Stated goal –
Reproduce every line of the material below, but drop the pictures.

------------------------------------------------

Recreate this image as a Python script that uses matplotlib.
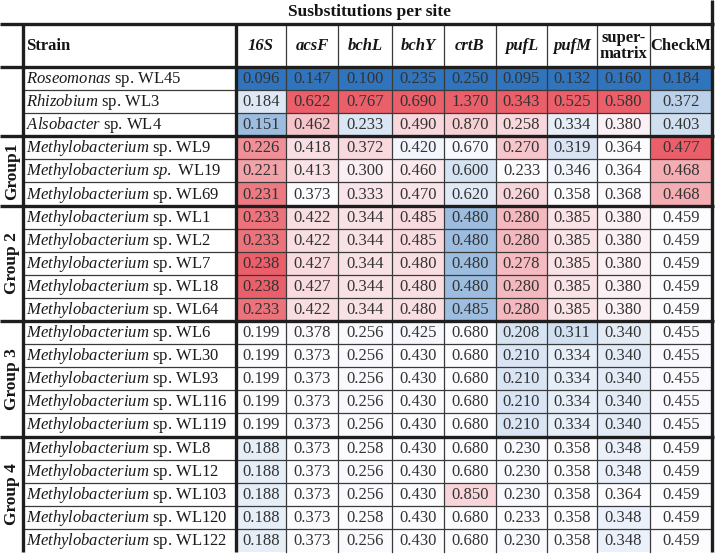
import matplotlib.pyplot as plt
import numpy as np
from matplotlib.colors import LinearSegmentedColormap, TwoSlopeNorm
from matplotlib.patches import Rectangle

# data
genes = ["16S", "acsF", "bchL", "bchY", "crtB", "pufL", "pufM", "super-\nmatrix", "CheckM"]
italic_genes = [True, True, True, True, True, True, True, False, False]

strains = [
    r"$\mathit{Roseomonas}$ sp. WL45",
    r"$\mathit{Rhizobium}$ sp. WL3",
    r"$\mathit{Alsobacter}$ sp. WL4",
    r"$\mathit{Methylobacterium}$ sp. WL9",
    r"$\mathit{Methylobacterium\ sp.}$ WL19",
    r"$\mathit{Methylobacterium}$ sp. WL69",
    r"$\mathit{Methylobacterium}$ sp. WL1",
    r"$\mathit{Methylobacterium}$ sp. WL2",
    r"$\mathit{Methylobacterium}$ sp. WL7",
    r"$\mathit{Methylobacterium}$ sp. WL18",
    r"$\mathit{Methylobacterium}$ sp. WL64",
    r"$\mathit{Methylobacterium}$ sp. WL6",
    r"$\mathit{Methylobacterium}$ sp. WL30",
    r"$\mathit{Methylobacterium}$ sp. WL93",
    r"$\mathit{Methylobacterium}$ sp. WL116",
    r"$\mathit{Methylobacterium}$ sp. WL119",
    r"$\mathit{Methylobacterium}$ sp. WL8",
    r"$\mathit{Methylobacterium}$ sp. WL12",
    r"$\mathit{Methylobacterium}$ sp. WL103",
    r"$\mathit{Methylobacterium}$ sp. WL120",
    r"$\mathit{Methylobacterium}$ sp. WL122",
]

groups = ["", "Group1", "Group 2", "Group 3", "Group 4"]
group_sizes = [3, 3, 5, 5, 5]

values = np.array([
    [0.096, 0.147, 0.100, 0.235, 0.250, 0.095, 0.132, 0.160, 0.184],
    [0.184, 0.622, 0.767, 0.690, 1.370, 0.343, 0.525, 0.580, 0.372],
    [0.151, 0.462, 0.233, 0.490, 0.870, 0.258, 0.334, 0.380, 0.403],
    [0.226, 0.418, 0.372, 0.420, 0.670, 0.270, 0.319, 0.364, 0.477],
    [0.221, 0.413, 0.300, 0.460, 0.600, 0.233, 0.346, 0.364, 0.468],
    [0.231, 0.373, 0.333, 0.470, 0.620, 0.260, 0.358, 0.368, 0.468],
    [0.233, 0.422, 0.344, 0.485, 0.480, 0.280, 0.385, 0.380, 0.459],
    [0.233, 0.422, 0.344, 0.485, 0.480, 0.280, 0.385, 0.380, 0.459],
    [0.238, 0.427, 0.344, 0.480, 0.480, 0.278, 0.385, 0.380, 0.459],
    [0.238, 0.427, 0.344, 0.480, 0.480, 0.280, 0.385, 0.380, 0.459],
    [0.233, 0.422, 0.344, 0.480, 0.485, 0.280, 0.385, 0.380, 0.459],
    [0.199, 0.378, 0.256, 0.425, 0.680, 0.208, 0.311, 0.340, 0.455],
    [0.199, 0.373, 0.256, 0.430, 0.680, 0.210, 0.334, 0.340, 0.455],
    [0.199, 0.373, 0.256, 0.430, 0.680, 0.210, 0.334, 0.340, 0.455],
    [0.199, 0.373, 0.256, 0.430, 0.680, 0.210, 0.334, 0.340, 0.455],
    [0.199, 0.373, 0.256, 0.430, 0.680, 0.210, 0.334, 0.340, 0.455],
    [0.188, 0.373, 0.258, 0.430, 0.680, 0.230, 0.358, 0.348, 0.459],
    [0.188, 0.373, 0.256, 0.430, 0.680, 0.230, 0.358, 0.348, 0.459],
    [0.188, 0.373, 0.256, 0.430, 0.850, 0.230, 0.358, 0.364, 0.459],
    [0.188, 0.373, 0.258, 0.430, 0.680, 0.233, 0.358, 0.348, 0.459],
    [0.188, 0.373, 0.256, 0.430, 0.680, 0.230, 0.358, 0.348, 0.459],
])

# style
plt.rcParams['font.family'] = ['Liberation Serif', 'DejaVu Serif']
plt.rcParams['mathtext.fontset'] = 'custom'
plt.rcParams['mathtext.rm'] = 'Liberation Serif'
plt.rcParams['mathtext.it'] = 'Liberation Serif:italic'
plt.rcParams['mathtext.bf'] = 'Liberation Serif:bold'

cmap = LinearSegmentedColormap.from_list('bwr_xl', ['#2f74bd', '#fcfcff', '#ea5f69'])

W, H = 716, 555
fig = plt.figure(figsize=(7.16, 5.55), dpi=100, facecolor='white')
ax = fig.add_axes([0, 0, 1, 1])
ax.set_xlim(0, W)
ax.set_ylim(H, 0)
ax.axis('off')

# layout (pixels)
col_edges = [0, 23, 236, 286, 338, 392, 444, 496, 547, 597, 650, 712]
head_top, head_bot = 24, 67
n_rows = len(strains)
row_h = (552 - head_bot) / n_rows
row_y = head_bot + np.arange(n_rows + 1) * row_h
bottom = row_y[-1]

# colored cells, per-column 3 colour scale (midpoint = median)
for j in range(len(genes)):
    col = values[:, j]
    norm = TwoSlopeNorm(vmin=col.min(), vcenter=np.median(col), vmax=col.max())
    x0, x1 = col_edges[j + 2], col_edges[j + 3]
    for i in range(n_rows):
        ax.add_patch(Rectangle((x0, row_y[i]), x1 - x0, row_h,
                               facecolor=cmap(norm(col[i])), edgecolor='none', zorder=1))
        ax.text((x0 + x1) / 2, row_y[i] + row_h / 2 + 0.5, f"{col[i]:.3f}",
                ha='center', va='center', fontsize=12, color='#333333', zorder=3)

# strain names
for i, s in enumerate(strains):
    ax.text(col_edges[1] + 3, row_y[i] + row_h / 2 + 0.5, s,
            ha='left', va='center', fontsize=12, color='#1a1a1a', zorder=3)

# header
ax.text(370, 12, "Susbstitutions per site", ha='center', va='center',
        fontsize=12.5, fontweight='bold', color='#151515')
ax.text(col_edges[1] + 3, (head_top + head_bot) / 2 + 1, "Strain", ha='left', va='center',
        fontsize=12, fontweight='bold', color='#151515')
for j, g in enumerate(genes):
    cx = (col_edges[j + 2] + col_edges[j + 3]) / 2
    ax.text(cx, (head_top + head_bot) / 2 + 1, g, ha='center', va='center',
            fontsize=12, fontweight='bold', style='italic' if italic_genes[j] else 'normal',
            linespacing=1.0, color='#151515')

# group labels
bounds = np.cumsum([0] + group_sizes)
for k, g in enumerate(groups):
    if g:
        yc = (row_y[bounds[k]] + row_y[bounds[k + 1]]) / 2
        ax.text(col_edges[1] / 2 + 0.5, yc, g, rotation=90, ha='center', va='center',
                fontsize=12.5, fontweight='bold', color='#151515')

# grid lines
thin = dict(color='#3a3a3a', lw=0.9, zorder=4)
thick = dict(color='#1e1e1e', lw=2.4, zorder=5, solid_capstyle='butt')

for i in range(1, n_rows):
    if i not in bounds:
        ax.plot([col_edges[1], col_edges[-1]], [row_y[i], row_y[i]], **thin)
for xe in col_edges[3:-1]:
    ax.plot([xe, xe], [head_top, bottom], **thin)

for yy in [head_top, head_bot] + [row_y[b] for b in bounds[1:-1]]:
    ax.plot([0, col_edges[-1] + 1.5], [yy, yy], **thick)
ax.plot([col_edges[1], col_edges[1]], [head_top, bottom], **thick)
ax.plot([col_edges[2], col_edges[2]], [head_top, bottom], **thick)
ax.plot([col_edges[-1], col_edges[-1]], [0, bottom], **thick)

fig.savefig('out.png', dpi=100, facecolor='white')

------------------------------------------------

Response below –
Recreate this image as a Python script that uses matplotlib.
import matplotlib.pyplot as plt
import numpy as np
from matplotlib.colors import LinearSegmentedColormap, TwoSlopeNorm
from matplotlib.patches import Rectangle

# data
genes = ["16S", "acsF", "bchL", "bchY", "crtB", "pufL", "pufM", "super-\nmatrix", "CheckM"]
italic_genes = [True, True, True, True, True, True, True, False, False]

strains = [
    r"$\mathit{Roseomonas}$ sp. WL45",
    r"$\mathit{Rhizobium}$ sp. WL3",
    r"$\mathit{Alsobacter}$ sp. WL4",
    r"$\mathit{Methylobacterium}$ sp. WL9",
    r"$\mathit{Methylobacterium\ sp.}$ WL19",
    r"$\mathit{Methylobacterium}$ sp. WL69",
    r"$\mathit{Methylobacterium}$ sp. WL1",
    r"$\mathit{Methylobacterium}$ sp. WL2",
    r"$\mathit{Methylobacterium}$ sp. WL7",
    r"$\mathit{Methylobacterium}$ sp. WL18",
    r"$\mathit{Methylobacterium}$ sp. WL64",
    r"$\mathit{Methylobacterium}$ sp. WL6",
    r"$\mathit{Methylobacterium}$ sp. WL30",
    r"$\mathit{Methylobacterium}$ sp. WL93",
    r"$\mathit{Methylobacterium}$ sp. WL116",
    r"$\mathit{Methylobacterium}$ sp. WL119",
    r"$\mathit{Methylobacterium}$ sp. WL8",
    r"$\mathit{Methylobacterium}$ sp. WL12",
    r"$\mathit{Methylobacterium}$ sp. WL103",
    r"$\mathit{Methylobacterium}$ sp. WL120",
    r"$\mathit{Methylobacterium}$ sp. WL122",
]

groups = ["", "Group1", "Group 2", "Group 3", "Group 4"]
group_sizes = [3, 3, 5, 5, 5]

values = np.array([
    [0.096, 0.147, 0.100, 0.235, 0.250, 0.095, 0.132, 0.160, 0.184],
    [0.184, 0.622, 0.767, 0.690, 1.370, 0.343, 0.525, 0.580, 0.372],
    [0.151, 0.462, 0.233, 0.490, 0.870, 0.258, 0.334, 0.380, 0.403],
    [0.226, 0.418, 0.372, 0.420, 0.670, 0.270, 0.319, 0.364, 0.477],
    [0.221, 0.413, 0.300, 0.460, 0.600, 0.233, 0.346, 0.364, 0.468],
    [0.231, 0.373, 0.333, 0.470, 0.620, 0.260, 0.358, 0.368, 0.468],
    [0.233, 0.422, 0.344, 0.485, 0.480, 0.280, 0.385, 0.380, 0.459],
    [0.233, 0.422, 0.344, 0.485, 0.480, 0.280, 0.385, 0.380, 0.459],
    [0.238, 0.427, 0.344, 0.480, 0.480, 0.278, 0.385, 0.380, 0.459],
    [0.238, 0.427, 0.344, 0.480, 0.480, 0.280, 0.385, 0.380, 0.459],
    [0.233, 0.422, 0.344, 0.480, 0.485, 0.280, 0.385, 0.380, 0.459],
    [0.199, 0.378, 0.256, 0.425, 0.680, 0.208, 0.311, 0.340, 0.455],
    [0.199, 0.373, 0.256, 0.430, 0.680, 0.210, 0.334, 0.340, 0.455],
    [0.199, 0.373, 0.256, 0.430, 0.680, 0.210, 0.334, 0.340, 0.455],
    [0.199, 0.373, 0.256, 0.430, 0.680, 0.210, 0.334, 0.340, 0.455],
    [0.199, 0.373, 0.256, 0.430, 0.680, 0.210, 0.334, 0.340, 0.455],
    [0.188, 0.373, 0.258, 0.430, 0.680, 0.230, 0.358, 0.348, 0.459],
    [0.188, 0.373, 0.256, 0.430, 0.680, 0.230, 0.358, 0.348, 0.459],
    [0.188, 0.373, 0.256, 0.430, 0.850, 0.230, 0.358, 0.364, 0.459],
    [0.188, 0.373, 0.258, 0.430, 0.680, 0.233, 0.358, 0.348, 0.459],
    [0.188, 0.373, 0.256, 0.430, 0.680, 0.230, 0.358, 0.348, 0.459],
])

# style
plt.rcParams['font.family'] = ['Liberation Serif', 'DejaVu Serif']
plt.rcParams['mathtext.fontset'] = 'custom'
plt.rcParams['mathtext.rm'] = 'Liberation Serif'
plt.rcParams['mathtext.it'] = 'Liberation Serif:italic'
plt.rcParams['mathtext.bf'] = 'Liberation Serif:bold'

cmap = LinearSegmentedColormap.from_list('bwr_xl', ['#2f74bd', '#fcfcff', '#ea5f69'])

W, H = 716, 555
fig = plt.figure(figsize=(7.16, 5.55), dpi=100, facecolor='white')
ax = fig.add_axes([0, 0, 1, 1])
ax.set_xlim(0, W)
ax.set_ylim(H, 0)
ax.axis('off')

# layout (pixels)
col_edges = [0, 23, 236, 286, 338, 392, 444, 496, 547, 597, 650, 712]
head_top, head_bot = 24, 67
n_rows = len(strains)
row_h = (552 - head_bot) / n_rows
row_y = head_bot + np.arange(n_rows + 1) * row_h
bottom = row_y[-1]

# colored cells, per-column 3 colour scale (midpoint = median)
for j in range(len(genes)):
    col = values[:, j]
    norm = TwoSlopeNorm(vmin=col.min(), vcenter=np.median(col), vmax=col.max())
    x0, x1 = col_edges[j + 2], col_edges[j + 3]
    for i in range(n_rows):
        ax.add_patch(Rectangle((x0, row_y[i]), x1 - x0, row_h,
                               facecolor=cmap(norm(col[i])), edgecolor='none', zorder=1))
        ax.text((x0 + x1) / 2, row_y[i] + row_h / 2 + 0.5, f"{col[i]:.3f}",
                ha='center', va='center', fontsize=12, color='#333333', zorder=3)

# strain names
for i, s in enumerate(strains):
    ax.text(col_edges[1] + 3, row_y[i] + row_h / 2 + 0.5, s,
            ha='left', va='center', fontsize=12, color='#1a1a1a', zorder=3)

# header
ax.text(370, 12, "Susbstitutions per site", ha='center', va='center',
        fontsize=12.5, fontweight='bold', color='#151515')
ax.text(col_edges[1] + 3, (head_top + head_bot) / 2 + 1, "Strain", ha='left', va='center',
        fontsize=12, fontweight='bold', color='#151515')
for j, g in enumerate(genes):
    cx = (col_edges[j + 2] + col_edges[j + 3]) / 2
    ax.text(cx, (head_top + head_bot) / 2 + 1, g, ha='center', va='center',
            fontsize=12, fontweight='bold', style='italic' if italic_genes[j] else 'normal',
            linespacing=1.0, color='#151515')

# group labels
bounds = np.cumsum([0] + group_sizes)
for k, g in enumerate(groups):
    if g:
        yc = (row_y[bounds[k]] + row_y[bounds[k + 1]]) / 2
        ax.text(col_edges[1] / 2 + 0.5, yc, g, rotation=90, ha='center', va='center',
                fontsize=12.5, fontweight='bold', color='#151515')

# grid lines
thin = dict(color='#3a3a3a', lw=0.9, zorder=4)
thick = dict(color='#1e1e1e', lw=2.4, zorder=5, solid_capstyle='butt')

for i in range(1, n_rows):
    if i not in bounds:
        ax.plot([col_edges[1], col_edges[-1]], [row_y[i], row_y[i]], **thin)
for xe in col_edges[3:-1]:
    ax.plot([xe, xe], [head_top, bottom], **thin)

for yy in [head_top, head_bot] + [row_y[b] for b in bounds[1:-1]]:
    ax.plot([0, col_edges[-1] + 1.5], [yy, yy], **thick)
ax.plot([col_edges[1], col_edges[1]], [head_top, bottom], **thick)
ax.plot([col_edges[2], col_edges[2]], [head_top, bottom], **thick)
ax.plot([col_edges[-1], col_edges[-1]], [0, bottom], **thick)

fig.savefig('out.png', dpi=100, facecolor='white')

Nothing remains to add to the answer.